## START Data provided

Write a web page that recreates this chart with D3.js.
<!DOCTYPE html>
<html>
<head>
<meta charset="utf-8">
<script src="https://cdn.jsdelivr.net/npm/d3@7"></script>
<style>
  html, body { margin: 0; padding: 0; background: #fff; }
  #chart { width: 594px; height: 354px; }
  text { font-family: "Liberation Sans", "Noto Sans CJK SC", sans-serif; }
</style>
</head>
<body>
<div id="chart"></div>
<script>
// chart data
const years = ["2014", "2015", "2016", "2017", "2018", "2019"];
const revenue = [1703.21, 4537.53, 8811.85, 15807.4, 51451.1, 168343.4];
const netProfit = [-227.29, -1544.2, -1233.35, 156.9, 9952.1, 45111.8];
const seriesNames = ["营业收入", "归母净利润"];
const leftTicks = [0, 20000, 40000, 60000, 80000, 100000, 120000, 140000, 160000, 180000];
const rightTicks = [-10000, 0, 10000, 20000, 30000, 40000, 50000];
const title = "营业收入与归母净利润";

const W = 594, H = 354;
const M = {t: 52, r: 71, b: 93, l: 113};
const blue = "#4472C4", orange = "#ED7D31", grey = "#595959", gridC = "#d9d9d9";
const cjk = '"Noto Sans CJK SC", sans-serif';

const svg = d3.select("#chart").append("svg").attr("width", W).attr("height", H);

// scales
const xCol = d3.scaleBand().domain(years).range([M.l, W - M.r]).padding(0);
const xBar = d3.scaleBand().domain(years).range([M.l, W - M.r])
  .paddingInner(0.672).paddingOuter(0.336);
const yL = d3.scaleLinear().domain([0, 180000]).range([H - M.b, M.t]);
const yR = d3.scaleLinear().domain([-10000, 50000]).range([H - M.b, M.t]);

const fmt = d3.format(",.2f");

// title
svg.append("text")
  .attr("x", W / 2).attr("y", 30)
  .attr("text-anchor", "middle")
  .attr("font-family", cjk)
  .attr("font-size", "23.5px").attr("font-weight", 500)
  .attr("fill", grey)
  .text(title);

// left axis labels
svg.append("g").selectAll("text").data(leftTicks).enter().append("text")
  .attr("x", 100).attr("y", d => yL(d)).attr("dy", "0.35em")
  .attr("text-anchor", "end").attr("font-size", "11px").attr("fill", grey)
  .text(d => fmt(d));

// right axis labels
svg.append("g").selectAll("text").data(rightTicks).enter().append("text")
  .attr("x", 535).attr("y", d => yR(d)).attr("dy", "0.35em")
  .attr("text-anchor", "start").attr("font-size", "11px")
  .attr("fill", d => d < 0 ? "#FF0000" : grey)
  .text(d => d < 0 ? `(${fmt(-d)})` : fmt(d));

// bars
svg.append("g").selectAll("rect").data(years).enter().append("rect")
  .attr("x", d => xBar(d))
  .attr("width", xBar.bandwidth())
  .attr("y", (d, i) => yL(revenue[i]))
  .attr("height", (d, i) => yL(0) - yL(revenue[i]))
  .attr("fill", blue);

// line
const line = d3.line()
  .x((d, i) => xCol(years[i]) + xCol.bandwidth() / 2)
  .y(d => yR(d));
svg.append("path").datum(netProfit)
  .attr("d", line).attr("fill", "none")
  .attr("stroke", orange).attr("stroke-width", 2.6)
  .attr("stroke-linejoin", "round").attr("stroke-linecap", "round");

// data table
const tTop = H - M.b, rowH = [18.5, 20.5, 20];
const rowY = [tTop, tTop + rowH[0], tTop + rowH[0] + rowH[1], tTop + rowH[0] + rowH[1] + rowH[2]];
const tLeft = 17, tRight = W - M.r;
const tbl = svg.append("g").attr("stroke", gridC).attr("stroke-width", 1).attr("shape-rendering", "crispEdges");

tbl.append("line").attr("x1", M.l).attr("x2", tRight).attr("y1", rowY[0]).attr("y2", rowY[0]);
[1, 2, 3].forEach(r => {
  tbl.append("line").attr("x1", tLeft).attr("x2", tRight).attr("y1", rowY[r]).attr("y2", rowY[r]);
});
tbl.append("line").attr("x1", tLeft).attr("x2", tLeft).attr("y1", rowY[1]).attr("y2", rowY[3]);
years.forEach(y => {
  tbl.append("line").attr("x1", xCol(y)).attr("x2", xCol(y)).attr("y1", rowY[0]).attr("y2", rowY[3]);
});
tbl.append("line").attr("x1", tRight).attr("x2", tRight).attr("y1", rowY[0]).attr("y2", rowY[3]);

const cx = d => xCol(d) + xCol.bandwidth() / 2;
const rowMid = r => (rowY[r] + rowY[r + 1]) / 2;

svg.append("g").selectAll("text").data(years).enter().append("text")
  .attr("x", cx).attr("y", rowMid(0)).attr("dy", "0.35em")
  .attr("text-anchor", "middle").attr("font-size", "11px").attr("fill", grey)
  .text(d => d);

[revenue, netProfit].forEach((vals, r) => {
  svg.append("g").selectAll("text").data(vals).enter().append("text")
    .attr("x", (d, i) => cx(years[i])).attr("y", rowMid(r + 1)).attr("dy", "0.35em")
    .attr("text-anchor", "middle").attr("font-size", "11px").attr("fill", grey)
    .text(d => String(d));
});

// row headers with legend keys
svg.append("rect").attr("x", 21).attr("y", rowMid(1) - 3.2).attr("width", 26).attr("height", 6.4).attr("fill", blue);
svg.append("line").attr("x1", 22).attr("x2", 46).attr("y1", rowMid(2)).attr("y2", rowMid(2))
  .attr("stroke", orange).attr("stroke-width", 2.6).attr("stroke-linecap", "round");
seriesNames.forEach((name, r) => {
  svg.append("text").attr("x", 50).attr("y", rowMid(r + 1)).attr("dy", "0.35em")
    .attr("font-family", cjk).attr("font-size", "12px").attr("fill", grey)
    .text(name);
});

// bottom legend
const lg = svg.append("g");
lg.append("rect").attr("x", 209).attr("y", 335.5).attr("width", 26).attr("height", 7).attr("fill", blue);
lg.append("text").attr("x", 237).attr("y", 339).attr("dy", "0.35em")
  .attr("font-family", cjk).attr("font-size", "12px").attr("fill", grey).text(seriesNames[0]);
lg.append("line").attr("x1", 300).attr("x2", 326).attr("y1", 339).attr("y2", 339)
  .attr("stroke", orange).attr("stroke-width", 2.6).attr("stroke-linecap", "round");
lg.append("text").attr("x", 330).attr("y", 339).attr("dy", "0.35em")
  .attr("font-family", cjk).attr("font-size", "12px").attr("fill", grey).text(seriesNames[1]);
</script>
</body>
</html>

## END Data provided

## Task goal
Transcribe the material exactly as it reads.

## Correct result
Write a web page that recreates this chart with D3.js.
<!DOCTYPE html>
<html>
<head>
<meta charset="utf-8">
<script src="https://cdn.jsdelivr.net/npm/d3@7"></script>
<style>
  html, body { margin: 0; padding: 0; background: #fff; }
  #chart { width: 594px; height: 354px; }
  text { font-family: "Liberation Sans", "Noto Sans CJK SC", sans-serif; }
</style>
</head>
<body>
<div id="chart"></div>
<script>
// chart data
const years = ["2014", "2015", "2016", "2017", "2018", "2019"];
const revenue = [1703.21, 4537.53, 8811.85, 15807.4, 51451.1, 168343.4];
const netProfit = [-227.29, -1544.2, -1233.35, 156.9, 9952.1, 45111.8];
const seriesNames = ["营业收入", "归母净利润"];
const leftTicks = [0, 20000, 40000, 60000, 80000, 100000, 120000, 140000, 160000, 180000];
const rightTicks = [-10000, 0, 10000, 20000, 30000, 40000, 50000];
const title = "营业收入与归母净利润";

const W = 594, H = 354;
const M = {t: 52, r: 71, b: 93, l: 113};
const blue = "#4472C4", orange = "#ED7D31", grey = "#595959", gridC = "#d9d9d9";
const cjk = '"Noto Sans CJK SC", sans-serif';

const svg = d3.select("#chart").append("svg").attr("width", W).attr("height", H);

// scales
const xCol = d3.scaleBand().domain(years).range([M.l, W - M.r]).padding(0);
const xBar = d3.scaleBand().domain(years).range([M.l, W - M.r])
  .paddingInner(0.672).paddingOuter(0.336);
const yL = d3.scaleLinear().domain([0, 180000]).range([H - M.b, M.t]);
const yR = d3.scaleLinear().domain([-10000, 50000]).range([H - M.b, M.t]);

const fmt = d3.format(",.2f");

// title
svg.append("text")
  .attr("x", W / 2).attr("y", 30)
  .attr("text-anchor", "middle")
  .attr("font-family", cjk)
  .attr("font-size", "23.5px").attr("font-weight", 500)
  .attr("fill", grey)
  .text(title);

// left axis labels
svg.append("g").selectAll("text").data(leftTicks).enter().append("text")
  .attr("x", 100).attr("y", d => yL(d)).attr("dy", "0.35em")
  .attr("text-anchor", "end").attr("font-size", "11px").attr("fill", grey)
  .text(d => fmt(d));

// right axis labels
svg.append("g").selectAll("text").data(rightTicks).enter().append("text")
  .attr("x", 535).attr("y", d => yR(d)).attr("dy", "0.35em")
  .attr("text-anchor", "start").attr("font-size", "11px")
  .attr("fill", d => d < 0 ? "#FF0000" : grey)
  .text(d => d < 0 ? `(${fmt(-d)})` : fmt(d));

// bars
svg.append("g").selectAll("rect").data(years).enter().append("rect")
  .attr("x", d => xBar(d))
  .attr("width", xBar.bandwidth())
  .attr("y", (d, i) => yL(revenue[i]))
  .attr("height", (d, i) => yL(0) - yL(revenue[i]))
  .attr("fill", blue);

// line
const line = d3.line()
  .x((d, i) => xCol(years[i]) + xCol.bandwidth() / 2)
  .y(d => yR(d));
svg.append("path").datum(netProfit)
  .attr("d", line).attr("fill", "none")
  .attr("stroke", orange).attr("stroke-width", 2.6)
  .attr("stroke-linejoin", "round").attr("stroke-linecap", "round");

// data table
const tTop = H - M.b, rowH = [18.5, 20.5, 20];
const rowY = [tTop, tTop + rowH[0], tTop + rowH[0] + rowH[1], tTop + rowH[0] + rowH[1] + rowH[2]];
const tLeft = 17, tRight = W - M.r;
const tbl = svg.append("g").attr("stroke", gridC).attr("stroke-width", 1).attr("shape-rendering", "crispEdges");

tbl.append("line").attr("x1", M.l).attr("x2", tRight).attr("y1", rowY[0]).attr("y2", rowY[0]);
[1, 2, 3].forEach(r => {
  tbl.append("line").attr("x1", tLeft).attr("x2", tRight).attr("y1", rowY[r]).attr("y2", rowY[r]);
});
tbl.append("line").attr("x1", tLeft).attr("x2", tLeft).attr("y1", rowY[1]).attr("y2", rowY[3]);
years.forEach(y => {
  tbl.append("line").attr("x1", xCol(y)).attr("x2", xCol(y)).attr("y1", rowY[0]).attr("y2", rowY[3]);
});
tbl.append("line").attr("x1", tRight).attr("x2", tRight).attr("y1", rowY[0]).attr("y2", rowY[3]);

const cx = d => xCol(d) + xCol.bandwidth() / 2;
const rowMid = r => (rowY[r] + rowY[r + 1]) / 2;

svg.append("g").selectAll("text").data(years).enter().append("text")
  .attr("x", cx).attr("y", rowMid(0)).attr("dy", "0.35em")
  .attr("text-anchor", "middle").attr("font-size", "11px").attr("fill", grey)
  .text(d => d);

[revenue, netProfit].forEach((vals, r) => {
  svg.append("g").selectAll("text").data(vals).enter().append("text")
    .attr("x", (d, i) => cx(years[i])).attr("y", rowMid(r + 1)).attr("dy", "0.35em")
    .attr("text-anchor", "middle").attr("font-size", "11px").attr("fill", grey)
    .text(d => String(d));
});

// row headers with legend keys
svg.append("rect").attr("x", 21).attr("y", rowMid(1) - 3.2).attr("width", 26).attr("height", 6.4).attr("fill", blue);
svg.append("line").attr("x1", 22).attr("x2", 46).attr("y1", rowMid(2)).attr("y2", rowMid(2))
  .attr("stroke", orange).attr("stroke-width", 2.6).attr("stroke-linecap", "round");
seriesNames.forEach((name, r) => {
  svg.append("text").attr("x", 50).attr("y", rowMid(r + 1)).attr("dy", "0.35em")
    .attr("font-family", cjk).attr("font-size", "12px").attr("fill", grey)
    .text(name);
});

// bottom legend
const lg = svg.append("g");
lg.append("rect").attr("x", 209).attr("y", 335.5).attr("width", 26).attr("height", 7).attr("fill", blue);
lg.append("text").attr("x", 237).attr("y", 339).attr("dy", "0.35em")
  .attr("font-family", cjk).attr("font-size", "12px").attr("fill", grey).text(seriesNames[0]);
lg.append("line").attr("x1", 300).attr("x2", 326).attr("y1", 339).attr("y2", 339)
  .attr("stroke", orange).attr("stroke-width", 2.6).attr("stroke-linecap", "round");
lg.append("text").attr("x", 330).attr("y", 339).attr("dy", "0.35em")
  .attr("font-family", cjk).attr("font-size", "12px").attr("fill", grey).text(seriesNames[1]);
</script>
</body>
</html>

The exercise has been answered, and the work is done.